The next issue is traction. Now, as any of us that have found patches of ice know, there’s pretty much no sure-fire way to keep yourself from slipping. For most dogs, it probably won’t be too much of an issue. Mine, on the other hand, has the sort of personality where one moment of sliding will lead to a lifelong fear of whatever he slipped on (there are parts of our kitchen he still won’t walk through). If yours is like that, it might be worth dealing with longer nails for the icy season. I’m lucky enough to live somewhere where ice isn’t a huge concern while riding, but I would much rather deal with occasional scratches than a dog terrified of biking with me.
|I so wish I had gotten his whole face in this shot. He is so excited to be going outside.|
The other option, for both traction and warmth, is a nice pair of dogboots. I haven’t had Ziggy out in his since the summer time (they were originally bought because, after an hour’s ride in Bend, his feet were incredibly sore), but I do know people up here that bought boots explicitly for winter reasons. The ones you can see there definitely aren’t “cold weather” boots (like these, for example, from Ruffwear: http://www.ruffwear.com/Barkn-Boots-Polar-Trex?sc=2&category=11), and I honestly don’t know how they would perform in snow, but they did a great job protecting his feet from the lava rock and hot asphalt, so it’s probably worth considering a pair at the very least.

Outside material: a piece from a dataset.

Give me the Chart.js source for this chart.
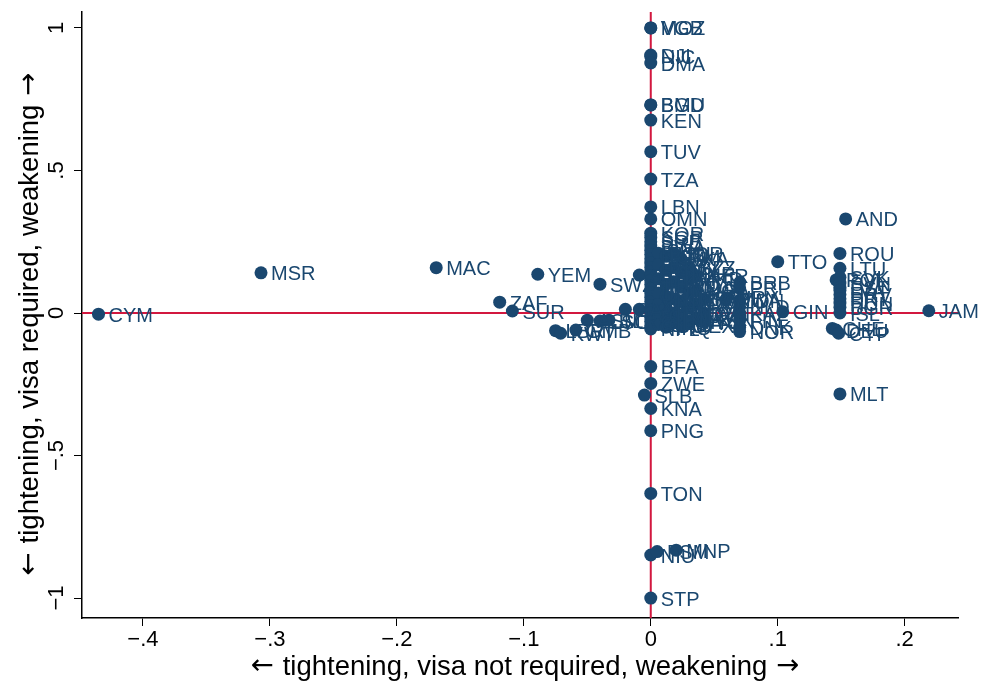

The added advantage of boots is that they will protect your dog’s feet from road surfaces as well – one of the biggest warnings you see in the winter time is about salted roads, and how damaging they can be to your dog’s feet.
|Short-coated dogs are usually going to want a jacket, if you’re out for any amount of time. Image thanks to Flikr user vår resa|
The other concern is one of temperature – not all dogs are winter dogs, so don’t expect their coat to be all they need. Pay particular attention if you have a smaller, single-coated breed (Vizsla, for instance). The signs to look out for are pretty much the same as with people: they begin with shivering (which can sometimes be mistaken for the excited quivering that you sometimes get – a good indicator is “full body shake = cold”, but dogs are different so that may not hold true), then usually progress through the typical distress signs**, and wind up at a sort of slow-moving lethargy. You never (Never) want to let them get cold to the point of lethargic, because that’s the “immediately pick that dog up and haul ass to the closest warm/dry place possible” signal, an act that would be quite difficult to do on a bike. My guy has a pretty thick double coat (and between university and my job I’m not really in good enough shape to pull any extreme expeditions), so I don’t have a jacket for him. Most Spitze (Akita, Malimute, Husky, etc) should also handle the cold relatively well, BUT that doesn’t mean you can assume they will be fine! Also remember that the smaller your dog is, the quicker it’s going to get cold, even if you’ve been going hard the whole time!
Stay safe out there, Lifers! Don’t forget that your dog isn’t the snow-borne Timber wolf of days past, and in all likelihood isn’t a sled dog either. That doesn’t mean that you can’t bring them on cold rides, though! Just remember to stay safe, and to keep your animals safe!
**There are quite a few different lists of “distress signals”, primarily because dogs (like people) have various methods of expression. My dog pins his ears like an angry horse when he gets scared, but my parents’ gives the “whale eye” and flops her tongue out. Know your dog, know what they’re telling you. If your dog is new/young enough that you aren’t sure what their signs are, they probably shouldn’t be out on the trails with you.